Work to complete: Below is a listing; write it out exactly and drop any images from it.

Source excerpt:

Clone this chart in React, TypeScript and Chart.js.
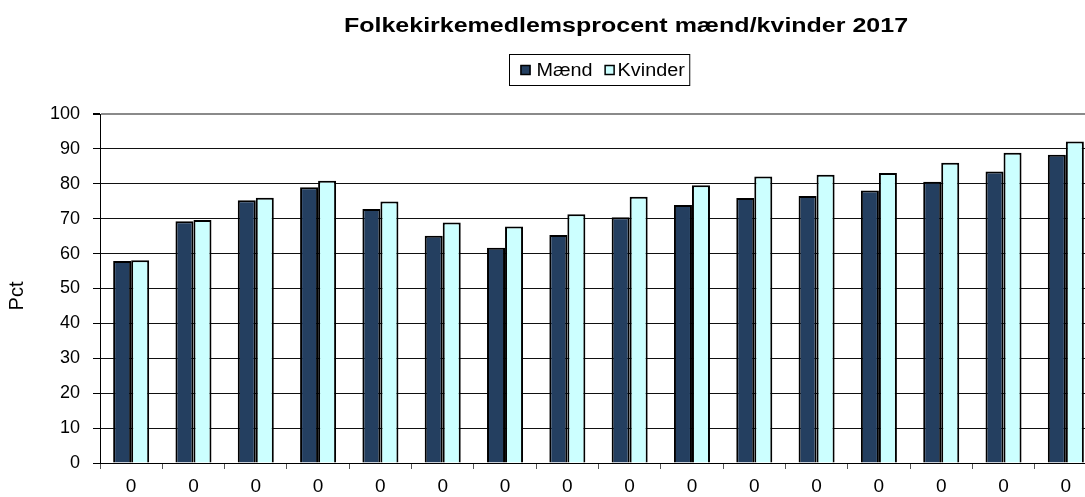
import React, { useEffect, useRef } from "react";
import { Chart, registerables } from "chart.js";

Chart.register(...registerables);

const TITLE = "Folkekirkemedlemsprocent mænd/kvinder 2017";
const Y_TITLE = "Pct";
const categories = ["0", "0", "0", "0", "0", "0", "0", "0", "0", "0", "0", "0", "0", "0", "0", "0"];
const seriesNames = ["Mænd", "Kvinder"];
const maend = [57.9, 69.3, 75.3, 79.0, 72.8, 65.1, 61.7, 65.3, 70.4, 73.9, 75.9, 76.5, 78.1, 80.6, 83.5, 88.3];
const kvinder = [58.1, 69.6, 76.0, 80.9, 74.9, 68.9, 67.8, 71.3, 76.3, 79.6, 82.1, 82.6, 83.1, 86.0, 88.9, 92.1];
const yTicks = [0, 10, 20, 30, 40, 50, 60, 70, 80, 90, 100];

const FONT = "'Liberation Sans', Arial, sans-serif";
const DARK = "#243F60";
const LIGHT = "#CCFFFF";

const decorPlugin = {
  id: "decor",
  afterDraw(chart: any) {
    const ctx = chart.ctx as CanvasRenderingContext2D;
    // Title (slightly widened like the reference)
    ctx.save();
    ctx.font = `bold 20px ${FONT}`;
    ctx.fillStyle = "#000";
    ctx.textBaseline = "alphabetic";
    ctx.textAlign = "center";
    ctx.translate(626, 32);
    ctx.scale(1.25, 1);
    ctx.fillText(TITLE, 0, 0);
    ctx.restore();

    // Y axis title
    ctx.save();
    ctx.font = `20px ${FONT}`;
    ctx.fillStyle = "#000";
    ctx.textAlign = "center";
    ctx.textBaseline = "middle";
    ctx.translate(17, 296);
    ctx.rotate(-Math.PI / 2);
    ctx.fillText(Y_TITLE, 0, 0);
    ctx.restore();

    // Legend with border
    ctx.save();
    ctx.font = `18px ${FONT}`;
    const ds = chart.data.datasets;
    const sx = 1.1;
    const sq = 10;
    const w0 = ctx.measureText(ds[0].label).width * sx;
    const w1 = ctx.measureText(ds[1].label).width * sx;
    const inner = sq + 6 + w0 + 12 + sq + 3 + w1;
    const boxW = inner + 11 + 5;
    const cx = 599;
    const bx = Math.round(cx - boxW / 2) + 0.5;
    const by = 54.5;
    const bh = 31;
    ctx.strokeStyle = "#000";
    ctx.lineWidth = 1;
    ctx.strokeRect(bx, by, boxW, bh);
    const cy = by + bh / 2;
    let x = bx + 11;
    const items = [
      { c: ds[0].backgroundColor, t: ds[0].label, w: w0, gap: 6 },
      { c: ds[1].backgroundColor, t: ds[1].label, w: w1, gap: 3 },
    ];
    items.forEach((it) => {
      ctx.fillStyle = it.c;
      ctx.fillRect(x, cy - sq / 2, sq, sq);
      ctx.strokeStyle = "#000";
      ctx.lineWidth = 1.5;
      ctx.strokeRect(x + 0.5, cy - sq / 2 + 0.5, sq - 1, sq - 1);
      x += sq + it.gap;
      ctx.save();
      ctx.fillStyle = "#000";
      ctx.textBaseline = "middle";
      ctx.textAlign = "left";
      ctx.translate(x, cy + 1);
      ctx.scale(sx, 1);
      ctx.fillText(it.t, 0, 0);
      ctx.restore();
      x += it.w + 12;
    });
    ctx.restore();
  },
};

export default function App() {
  const ref = useRef<HTMLCanvasElement | null>(null);
  useEffect(() => {
    if (!ref.current) return;
    const chart = new Chart(ref.current, {
      type: "bar",
      data: {
        labels: categories,
        datasets: [
          {
            label: seriesNames[0],
            data: maend,
            backgroundColor: DARK,
            borderColor: "#000",
            borderWidth: 2,
            categoryPercentage: 0.578,
            barPercentage: 1,
          },
          {
            label: seriesNames[1],
            data: kvinder,
            backgroundColor: LIGHT,
            borderColor: "#000",
            borderWidth: 2,
            categoryPercentage: 0.578,
            barPercentage: 1,
          },
        ],
      },
      options: {
        responsive: false,
        animation: false,
        layout: { padding: { top: 114, right: 13, left: 0, bottom: 0 } },
        plugins: {
          legend: { display: false },
          title: { display: false },
          tooltip: { enabled: false },
        },
        scales: {
          x: {
            afterFit: (s: any) => {
              s.height = 34;
            },
            grid: {
              offset: true,
              drawOnChartArea: false,
              tickLength: 6,
              tickColor: "#555",
            },
            border: { color: "#000", width: 1 },
            ticks: {
              color: "#000",
              font: { family: FONT, size: 19 },
              padding: 6,
              maxRotation: 0,
            },
          },
          y: {
            min: 0,
            max: 100,
            afterFit: (s: any) => {
              s.width = 100;
            },
            afterBuildTicks: (s: any) => {
              s.ticks = yTicks.map((v) => ({ value: v }));
            },
            grid: {
              color: (c: any) => (c.tick && c.tick.value === 100 ? "#8a8a8a" : "#111"),
              lineWidth: (c: any) => (c.tick && c.tick.value === 100 ? 2 : 1),
              tickLength: 7,
              tickColor: "#000",
            },
            border: { color: "#000", width: 1 },
            ticks: {
              color: "#000",
              font: { family: FONT, size: 18 },
              padding: 13,
            },
          },
        },
      },
      plugins: [decorPlugin],
    });
    return () => chart.destroy();
  }, []);

  return (
    <div
      style={{
        position: "fixed",
        left: 0,
        top: 0,
        width: 1085,
        height: 497,
        overflow: "hidden",
        background: "#fff",
      }}
    >
      <canvas
        ref={ref}
        width={1110}
        height={497}
        style={{ position: "absolute", left: 0, top: 0, width: 1110, height: 497 }}
      />
    </div>
  );
}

Response for this exercise:
Clone this chart in React, TypeScript and Chart.js.
import React, { useEffect, useRef } from "react";
import { Chart, registerables } from "chart.js";

Chart.register(...registerables);

const TITLE = "Folkekirkemedlemsprocent mænd/kvinder 2017";
const Y_TITLE = "Pct";
const categories = ["0", "0", "0", "0", "0", "0", "0", "0", "0", "0", "0", "0", "0", "0", "0", "0"];
const seriesNames = ["Mænd", "Kvinder"];
const maend = [57.9, 69.3, 75.3, 79.0, 72.8, 65.1, 61.7, 65.3, 70.4, 73.9, 75.9, 76.5, 78.1, 80.6, 83.5, 88.3];
const kvinder = [58.1, 69.6, 76.0, 80.9, 74.9, 68.9, 67.8, 71.3, 76.3, 79.6, 82.1, 82.6, 83.1, 86.0, 88.9, 92.1];
const yTicks = [0, 10, 20, 30, 40, 50, 60, 70, 80, 90, 100];

const FONT = "'Liberation Sans', Arial, sans-serif";
const DARK = "#243F60";
const LIGHT = "#CCFFFF";

const decorPlugin = {
  id: "decor",
  afterDraw(chart: any) {
    const ctx = chart.ctx as CanvasRenderingContext2D;
    // Title (slightly widened like the reference)
    ctx.save();
    ctx.font = `bold 20px ${FONT}`;
    ctx.fillStyle = "#000";
    ctx.textBaseline = "alphabetic";
    ctx.textAlign = "center";
    ctx.translate(626, 32);
    ctx.scale(1.25, 1);
    ctx.fillText(TITLE, 0, 0);
    ctx.restore();

    // Y axis title
    ctx.save();
    ctx.font = `20px ${FONT}`;
    ctx.fillStyle = "#000";
    ctx.textAlign = "center";
    ctx.textBaseline = "middle";
    ctx.translate(17, 296);
    ctx.rotate(-Math.PI / 2);
    ctx.fillText(Y_TITLE, 0, 0);
    ctx.restore();

    // Legend with border
    ctx.save();
    ctx.font = `18px ${FONT}`;
    const ds = chart.data.datasets;
    const sx = 1.1;
    const sq = 10;
    const w0 = ctx.measureText(ds[0].label).width * sx;
    const w1 = ctx.measureText(ds[1].label).width * sx;
    const inner = sq + 6 + w0 + 12 + sq + 3 + w1;
    const boxW = inner + 11 + 5;
    const cx = 599;
    const bx = Math.round(cx - boxW / 2) + 0.5;
    const by = 54.5;
    const bh = 31;
    ctx.strokeStyle = "#000";
    ctx.lineWidth = 1;
    ctx.strokeRect(bx, by, boxW, bh);
    const cy = by + bh / 2;
    let x = bx + 11;
    const items = [
      { c: ds[0].backgroundColor, t: ds[0].label, w: w0, gap: 6 },
      { c: ds[1].backgroundColor, t: ds[1].label, w: w1, gap: 3 },
    ];
    items.forEach((it) => {
      ctx.fillStyle = it.c;
      ctx.fillRect(x, cy - sq / 2, sq, sq);
      ctx.strokeStyle = "#000";
      ctx.lineWidth = 1.5;
      ctx.strokeRect(x + 0.5, cy - sq / 2 + 0.5, sq - 1, sq - 1);
      x += sq + it.gap;
      ctx.save();
      ctx.fillStyle = "#000";
      ctx.textBaseline = "middle";
      ctx.textAlign = "left";
      ctx.translate(x, cy + 1);
      ctx.scale(sx, 1);
      ctx.fillText(it.t, 0, 0);
      ctx.restore();
      x += it.w + 12;
    });
    ctx.restore();
  },
};

export default function App() {
  const ref = useRef<HTMLCanvasElement | null>(null);
  useEffect(() => {
    if (!ref.current) return;
    const chart = new Chart(ref.current, {
      type: "bar",
      data: {
        labels: categories,
        datasets: [
          {
            label: seriesNames[0],
            data: maend,
            backgroundColor: DARK,
            borderColor: "#000",
            borderWidth: 2,
            categoryPercentage: 0.578,
            barPercentage: 1,
          },
          {
            label: seriesNames[1],
            data: kvinder,
            backgroundColor: LIGHT,
            borderColor: "#000",
            borderWidth: 2,
            categoryPercentage: 0.578,
            barPercentage: 1,
          },
        ],
      },
      options: {
        responsive: false,
        animation: false,
        layout: { padding: { top: 114, right: 13, left: 0, bottom: 0 } },
        plugins: {
          legend: { display: false },
          title: { display: false },
          tooltip: { enabled: false },
        },
        scales: {
          x: {
            afterFit: (s: any) => {
              s.height = 34;
            },
            grid: {
              offset: true,
              drawOnChartArea: false,
              tickLength: 6,
              tickColor: "#555",
            },
            border: { color: "#000", width: 1 },
            ticks: {
              color: "#000",
              font: { family: FONT, size: 19 },
              padding: 6,
              maxRotation: 0,
            },
          },
          y: {
            min: 0,
            max: 100,
            afterFit: (s: any) => {
              s.width = 100;
            },
            afterBuildTicks: (s: any) => {
              s.ticks = yTicks.map((v) => ({ value: v }));
            },
            grid: {
              color: (c: any) => (c.tick && c.tick.value === 100 ? "#8a8a8a" : "#111"),
              lineWidth: (c: any) => (c.tick && c.tick.value === 100 ? 2 : 1),
              tickLength: 7,
              tickColor: "#000",
            },
            border: { color: "#000", width: 1 },
            ticks: {
              color: "#000",
              font: { family: FONT, size: 18 },
              padding: 13,
            },
          },
        },
      },
      plugins: [decorPlugin],
    });
    return () => chart.destroy();
  }, []);

  return (
    <div
      style={{
        position: "fixed",
        left: 0,
        top: 0,
        width: 1085,
        height: 497,
        overflow: "hidden",
        background: "#fff",
      }}
    >
      <canvas
        ref={ref}
        width={1110}
        height={497}
        style={{ position: "absolute", left: 0, top: 0, width: 1110, height: 497 }}
      />
    </div>
  );
}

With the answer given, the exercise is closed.